## begin Supplied data

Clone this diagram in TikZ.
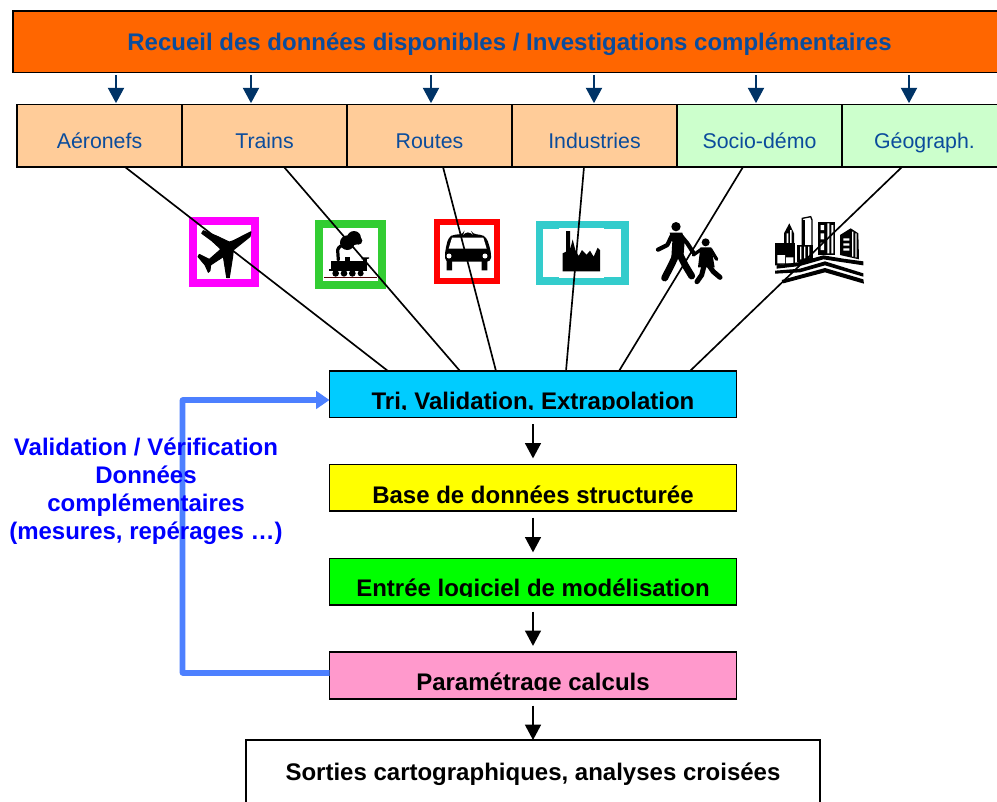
\documentclass[tikz,border=0pt]{standalone}
\usepackage{fontspec}
\setmainfont{Liberation Sans}
\usetikzlibrary{arrows.meta,calc}
\definecolor{cOrange}{HTML}{FF6600}
\definecolor{cPeach}{HTML}{FFCC99}
\definecolor{cMint}{HTML}{CCFFCC}
\definecolor{cCyan}{HTML}{00CCFF}
\definecolor{cPink}{HTML}{FF99CC}
\definecolor{cNavy}{HTML}{003366}
\definecolor{cLabel}{HTML}{0B4C9C}
\definecolor{cFeed}{HTML}{4D80FF}
\definecolor{cTeal}{HTML}{33CCCC}
\definecolor{cLime}{HTML}{32CD32}
\definecolor{cMagenta}{HTML}{FF00FF}
\definecolor{cYellow}{HTML}{FFFF00}
\definecolor{cGreen}{HTML}{00FF00}
\definecolor{cRed}{HTML}{FF0000}
\definecolor{cBlue}{HTML}{0000FF}
\tikzset{
  boxbase/.style={draw=black,line width=1.1pt,inner sep=0pt,outer sep=0pt,anchor=center},
  flowbox/.style={boxbase,minimum width=305.25pt,text height=#1,font=\fontsize{18}{20}\selectfont\bfseries},
  cell/.style={boxbase,minimum width=123.75pt,text height=33.35pt,text depth=13.5pt,text=cLabel,font=\fontsize{16}{18}\selectfont},
  navyarrow/.style={draw=cNavy,line width=1.5pt,-{Triangle[width=12pt,length=11.5pt]},shorten <=2pt,shorten >=1pt},
  blackarrow/.style={draw=black,line width=1.1pt,-{Triangle[width=12pt,length=11.5pt]}},
  spoke/.style={draw=black,line width=1.25pt},
  feedback/.style={draw=cFeed,line width=4.2pt,line join=round,-{Triangle[width=13pt,length=10pt]}},
  frame/.style={line width=6pt,miter limit=10},
  ink/.style={fill=black,draw=none},
  inkline/.style={draw=black,line cap=round,line join=round},
}
\begin{document}
\begin{tikzpicture}[x=0.75pt,y=-0.75pt]
\useasboundingbox (0,0) rectangle (997,801);
\clip (0,0) rectangle (997,801);

% ----- icons
\draw[frame,draw=cMagenta] (193,221) rectangle (255,283);
\draw[frame,draw=cLime] (319,224) rectangle (382,285);
\draw[frame,line width=4.6pt,draw=cRed] (437,222) rectangle (497,281);
\draw[frame,line width=5.6pt,draw=cTeal] (539.7,225) rectangle (625,281);
\fill[white] (559,227.5) rectangle (604,278);

% plane, train: zoom one units
\begin{scope}[shift={(170,200)},x=0.25pt,y=-0.25pt]
  \filldraw[fill=black,draw=black,line width=0.7pt,line join=round] (243,95)--(190,122)--(178,126)--(140,108)--(100,92)--(95,100)--(125,122)--(150,145)--(150,150)--(118,178)--(88,163)--(84,170)--(105,195)--(115,217)--(120,212)--(122,195)--(160,170)--(170,233)--(178,233)--(188,170)--(190,150)--(240,110)--cycle;
  % train
  \fill[ink] (532,128) circle (22) (552,114) circle (21) (565,122) circle (12) (520,125) circle (9);
  \draw[inkline,line width=2.4pt] (505,180)--(503,150) .. controls (505,140) and (515,135) .. (528,135);
  \fill[ink] (483,182) rectangle (590,210);
  \fill[ink] (525,170) rectangle (540,182);
  \fill[ink] (575,172) -- (597,172) -- (597,176) -- (575,178) -- cycle;
  \fill[ink] (578,178) rectangle (590,190);
  \fill[ink] (497,220) circle (10) (522,220) circle (10) (547,220) circle (10) (572,220) circle (9);
  \fill[ink] (476,207) rectangle (590,214);
  \draw[draw=black!70!red,line width=0.9pt] (462,233)--(620,233);
\end{scope}

% car, factory, people, city: zoom two units
\begin{scope}[shift={(430,200)},x=0.25pt,y=-0.25pt]
  % car
  \fill[ink,rounded corners=3pt] (45,185)--(45,155)--(55,112)--(72,103)--(100,103)--(102,97)--(125,97)--(128,103)--(152,103)--(170,112)--(183,155)--(183,185)--cycle;
  \fill[white] (66,113)--(160,113)--(170,146)--(56,146)--cycle;
  \fill[ink] (50,180) rectangle (66,211) (155,180) rectangle (172,211);
  \fill[white] (57,168) circle (7.5) (165,168) circle (7.5);
  % factory
  \fill[ink] (408,93)--(420,93)--(420,150)--(428,118)--(436,150)--(446,168)--(456,150)--(470,164)--(480,152)--(491,170)--(503,143)--(510,150)--(510,214)--(398,214)--(398,160)--(408,155)--cycle;
  % people
  \fill[ink] (738,80) circle (14);
  \fill[ink] (719,98)--(757,98)--(764,125)--(760,172)--(724,172)--(727,125)--cycle;
  \draw[inkline,line width=3.2pt] (726,106)--(712,135)--(684,149);
  \draw[inkline,line width=3.2pt] (752,106)--(772,130)--(790,158);
  \draw[inkline,line width=5.2pt] (738,165)--(724,195)--(704,234);
  \draw[inkline,line width=5.2pt] (750,165)--(765,195)--(785,228);
  \fill[ink] (827,127) circle (12);
  \fill[ink] (811,142)--(844,142)--(854,202)--(804,202)--cycle;
  \draw[inkline,line width=2.5pt] (814,148)--(790,165);
  \draw[inkline,line width=2.5pt] (842,148)--(860,178);
  \draw[inkline,line width=3.8pt] (822,198)--(815,225)--(801,245);
  \draw[inkline,line width=3.8pt] (838,198)--(850,215)--(870,232);
  % city
  \draw[draw=black,line width=1pt,fill=white] (1117,155)--(1117,55)--(1142,50)--(1146,60)--(1146,155)--cycle;
  \fill[ink] (1115,60) rectangle (1126,155);
  \fill[ink] (1062,100)--(1078,70)--(1092,100)--(1092,180)--(1062,180)--cycle;
  \fill[white] (1070,100) rectangle (1075,165) (1080,90) rectangle (1085,170);
  \fill[ink] (1165,65) rectangle (1215,165);
  \fill[white] (1172,75) rectangle (1182,90) (1172,100) rectangle (1182,118) (1172,128) rectangle (1182,150) (1192,70) rectangle (1198,160) (1204,75) rectangle (1210,160);
  \fill[ink] (1230,105)--(1262,85)--(1285,100)--(1287,178)--(1230,165)--cycle;
  \fill[white] (1240,115) rectangle (1258,122) (1240,130) rectangle (1258,137) (1240,145) rectangle (1258,152) (1266,95) rectangle (1270,170) (1276,100) rectangle (1280,172);
  \fill[ink] (1035,130) rectangle (1095,197);
  \fill[white] (1042,165) rectangle (1065,190) (1068,172) rectangle (1090,190);
  \fill[ink] (1100,135) rectangle (1150,185);
  \fill[white] (1110,140) rectangle (1114,178) (1122,140) rectangle (1126,175) (1134,140) rectangle (1138,172);
  \fill[white] (1030,197)--(1100,190)--(1180,170)--(1300,200)--(1305,255)--(1030,240)--cycle;
  \fill[ink] (1040,196)--(1110,186)--(1180,166)--(1240,176)--(1300,184)--(1300,196)--(1240,187)--(1180,178)--(1110,198)--(1040,206)--cycle;
  \fill[ink] (1035,212)--(1110,206)--(1185,184)--(1300,220)--(1300,230)--(1185,196)--(1110,217)--(1035,221)--cycle;
  \fill[ink] (1055,240)--(1120,222)--(1185,204)--(1300,238)--(1302,251)--(1185,217)--(1120,234)--(1060,250)--cycle;
\end{scope}

% ----- top boxes
\node[boxbase,fill=cOrange,minimum width=744.75pt,text height=30pt,text depth=16.15pt,text=cLabel,font=\fontsize{18}{20}\selectfont\bfseries] (title) at (509.5,41.75) {Recueil des données disponibles / Investigations complémentaires};
\node[cell,fill=cPeach] (aero) at (99.5,135.75) {Aéronefs};
\node[cell,fill=cPeach] (trains) at (264.5,135.75) {Trains};
\node[cell,fill=cPeach] (routes) at (429.5,135.75) {Routes};
\node[cell,fill=cPeach] (indus) at (594.5,135.75) {Industries};
\node[cell,fill=cMint] (socio) at (759.5,135.75) {Socio-démo};
\node[cell,fill=cMint] (geo) at (924.5,135.75) {Géograph.};

% ----- flow boxes
\node[flowbox=28.6pt,text depth=6.25pt,fill=cCyan] (tri) at (533,394.25) {Tri, Validation, Extrapolation};
\node[flowbox=29.4pt,text depth=5.45pt,fill=cYellow] (base) at (533,487.75) {Base de données structurée};
\node[flowbox=28.15pt,text depth=6.75pt,fill=cGreen] (entree) at (533,581.75) {Entrée logiciel de modélisation};
\node[flowbox=28.5pt,text depth=6.75pt,fill=cPink] (param) at (533,675.5) {Paramétrage calculs};
\node[flowbox=30pt,text depth=17.25pt,minimum width=430.5pt,fill=white] (sorties) at (533,771.5) {Sorties cartographiques, analyses croisées};
% the boxes cut off the descenders of their texts
\fill[cCyan] (331,410) rectangle (735,416.5);
\fill[cGreen] (331,597) rectangle (735,604);
\fill[cPink] (331,690.5) rectangle (735,698);

% ----- connectors
\foreach \n/\s in {aero/16.5,trains/-13.5,routes/1.5,indus/-0.5,socio/-3.5,geo/-15.5}
  \draw[navyarrow] ([xshift=\s*0.75pt]\n.north |- title.south) -- ([xshift=\s*0.75pt]\n.north);
\draw[spoke] ([xshift=25.5*0.75pt]aero.south) -- ([xshift=-145*0.75pt]tri.north);
\draw[spoke] ([xshift=19.5*0.75pt]trains.south) -- ([xshift=-73*0.75pt]tri.north);
\draw[spoke] ([xshift=13.5*0.75pt]routes.south) -- ([xshift=-37*0.75pt]tri.north);
\draw[spoke] ([xshift=-10.5*0.75pt]indus.south) -- ([xshift=33*0.75pt]tri.north);
\draw[spoke] ([xshift=-16.5*0.75pt]socio.south) -- ([xshift=86*0.75pt]tri.north);
\draw[spoke] ([xshift=-22.5*0.75pt]geo.south) -- ([xshift=157*0.75pt]tri.north);
\draw[blackarrow,shorten <=4.9pt,shorten >=4.6pt] (tri) -- (base);
\draw[blackarrow,shorten <=5pt,shorten >=4.6pt] (base) -- (entree);
\draw[blackarrow,shorten <=5pt,shorten >=4.6pt] (entree) -- (param);
\draw[blackarrow,shorten <=5pt] (param) -- (sorties.north);

\coordinate (fbbottom) at (182.5,673);
\coordinate (fbtop) at (182.5,400);
\draw[feedback] ([yshift=1.9pt]param.west) -- (fbbottom) -- (fbtop) -- ([yshift=-4.3pt]tri.west);

\node[align=center,text=cBlue,inner sep=0pt,font=\fontsize{18}{21}\selectfont\bfseries,anchor=center] (note) at (146,491.5) {Validation / Vérification\\Données\\complémentaires\\(mesures, repérages …)};
\end{tikzpicture}
\end{document}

## end Supplied data

Exercise directions: Up to and including the line containing "(559,227.5) rectangle (604,278);", repeat every line from the start of the data, but none of the pictures.

Solution:
Clone this diagram in TikZ.
\documentclass[tikz,border=0pt]{standalone}
\usepackage{fontspec}
\setmainfont{Liberation Sans}
\usetikzlibrary{arrows.meta,calc}
\definecolor{cOrange}{HTML}{FF6600}
\definecolor{cPeach}{HTML}{FFCC99}
\definecolor{cMint}{HTML}{CCFFCC}
\definecolor{cCyan}{HTML}{00CCFF}
\definecolor{cPink}{HTML}{FF99CC}
\definecolor{cNavy}{HTML}{003366}
\definecolor{cLabel}{HTML}{0B4C9C}
\definecolor{cFeed}{HTML}{4D80FF}
\definecolor{cTeal}{HTML}{33CCCC}
\definecolor{cLime}{HTML}{32CD32}
\definecolor{cMagenta}{HTML}{FF00FF}
\definecolor{cYellow}{HTML}{FFFF00}
\definecolor{cGreen}{HTML}{00FF00}
\definecolor{cRed}{HTML}{FF0000}
\definecolor{cBlue}{HTML}{0000FF}
\tikzset{
  boxbase/.style={draw=black,line width=1.1pt,inner sep=0pt,outer sep=0pt,anchor=center},
  flowbox/.style={boxbase,minimum width=305.25pt,text height=#1,font=\fontsize{18}{20}\selectfont\bfseries},
  cell/.style={boxbase,minimum width=123.75pt,text height=33.35pt,text depth=13.5pt,text=cLabel,font=\fontsize{16}{18}\selectfont},
  navyarrow/.style={draw=cNavy,line width=1.5pt,-{Triangle[width=12pt,length=11.5pt]},shorten <=2pt,shorten >=1pt},
  blackarrow/.style={draw=black,line width=1.1pt,-{Triangle[width=12pt,length=11.5pt]}},
  spoke/.style={draw=black,line width=1.25pt},
  feedback/.style={draw=cFeed,line width=4.2pt,line join=round,-{Triangle[width=13pt,length=10pt]}},
  frame/.style={line width=6pt,miter limit=10},
  ink/.style={fill=black,draw=none},
  inkline/.style={draw=black,line cap=round,line join=round},
}
\begin{document}
\begin{tikzpicture}[x=0.75pt,y=-0.75pt]
\useasboundingbox (0,0) rectangle (997,801);
\clip (0,0) rectangle (997,801);

% ----- icons
\draw[frame,draw=cMagenta] (193,221) rectangle (255,283);
\draw[frame,draw=cLime] (319,224) rectangle (382,285);
\draw[frame,line width=4.6pt,draw=cRed] (437,222) rectangle (497,281);
\draw[frame,line width=5.6pt,draw=cTeal] (539.7,225) rectangle (625,281);
\fill[white] (559,227.5) rectangle (604,278);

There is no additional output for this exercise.